What’s your experience with today’s IT job market? Please comment below.
If you’re inclined toward an optimistic view, you might look at the slight dip in IT salaries without too much worry.
Sure, IT pay in 2009 is looking anemic. Based on data from Janco Associates(see chart below) the average paycheck slipped a fraction of one percent from 2008. That’s not great, but hey, it’s not terrible. Given the constant dark headlines – and an unemployment rate marching toward double digits – it could be worse.
But a decline is still a decline. Factor in the ravages of inflation, and in real terms that slight fall represents a significant loss of 3-5 percent. Ouch. (Government data claims that inflation actually declined1.3 percent over the last year, but if you believe that you also believe in the tooth fairy.)
Making the salary dip seem worse, perhaps, is the inherent instability of a career in IT. Some lucky individuals stay at one post for several years, but plenty of IT staffers re-enter job market every 2-5 years. Sagging salaries mean that an applicant who now offers more experience could actually see lower pay.

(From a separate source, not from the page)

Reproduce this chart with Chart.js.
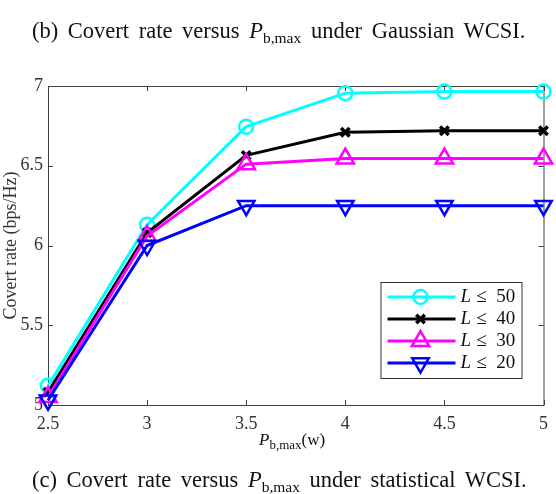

Dreary economic tidings push down IT salaries in a host of ways: company closings, a focus on cost cutting, increased outsourcing. Some firms have hiring freezes. Plenty of aging boomers who hoped to escape the grind now face deflated portfolios and so plan to hang in there – meaning fewer job openings.
Note in the chart below that a few IT positions have maintained salary levels:
Chart:© 2009 Janco Associates, Inc.
Compared with 2007, this year has seen deep erosion among managers in mid-sized tech shops:
Chart:© 2009 Janco Associates, Inc.
Tom Silver, a VP at tech job site Dice, noted that the IT job market has gotten markedly worse since the winter.
A Dice survey of 1,900 employers indicated that 58 percent foresee salary levels declining for new hires. A mere 7 percent said salaries would go up, with the rest saying no change.
“That’s decidedly down from when we asked the question six months ago,” Silver said. In November 2008, 32 percent expected declining salaries.
Alarmingly, 43 percent of respondents said layoffs are likely or very likely for technology professionals in the next six months.
Those IT pros who are looking for work are encountering greater competition. Fifty six percent of employers said that they are seeing increasing number of applicants compared with six months ago. Thirty two percent of employers said that back in November 2008.
As tech employers get nervous, they’re trying to fill more jobs with part-timers.
“We’re starting to see more of a shift toward contractors or consulting work, which is exactly what we would expect to see,” Silver said. “It’s what we saw during the last downturn a few years ago.”
“There are some critical projects, like infrastructure projects that help companies become that much more efficient, that have to get funded. Yet employers are still a little bit gun-shy about hiring people on a full time basis.”
Next Page: Uncertain IT hiring outlook
At the Dice site, which several months back offered some 90,000 IT job openings, the list has dwindled to about 47,000. “We’re down 45 percent or so in terms of job count versus a year ago. It’s a pretty tough market out there,” Silver said. He cited a U.S. Bureau of Labor statistic that indicated a surprisingly high tech sector unemployment rate of over 5 percent (versus over 9 percent for the general labor market).
“There are still areas of tech that are hanging in there pretty well,” Silver said.
“If you have familiarization with anything having to do with making [employers’] systems more secure, then you are in demand.” Also hot is “virtualization, a new area that helps employers make infrastructure run that much more efficiently and save money in the near term. And by all means, if you’re a good programmer…you’re still in pretty good standing.”
Foote Partners, an IT workforce research consultancy, also identified job titles that are holding up in the downturn: IT architecture, business process, security, communication, e-commerce, and several ERP and infrastructure specializations.
In its June 2009report, Foote CEO David Foote wrote, “Once again, job security depends more on the particular combinations of skills brought to the job, both hard and ‘soft’, not necessarily the job or job title.
“Decisions on thinning the workforce don’t begin with job titles or functions, but instead identifying those workers whose skills are either not strategic or do not match up well with the work that needs to get done. So, for example, some applications developers or storage administrators are more important than others even though their job titles may be identical.
“Clearly, the survivors are the shrewd IT professionals who have always been the most aggressive and alert in directing their career development, managing to always be out front of the demand for skills. They may not even be the hardest workers, but they are certainly the most effective. And in a sense the most loyal to their employers if not also their profession.”
While there may be strategies to retain one’s current post, that doesn’t change the fact that the gloomy drumbeat shows no signs of abating.
“The market is definitely slowing, there’s no doubt about it,” noted Silver.
“People want to feel better, and many people do feel a little bit better, [but] at least for the near term, hiring behaviors from employers are really not changing very much.
“For the most part, I don’t think that’s going to change for a while. Your guess is as good as mine as far as when it happens. I think employers are still playing things fairly close.”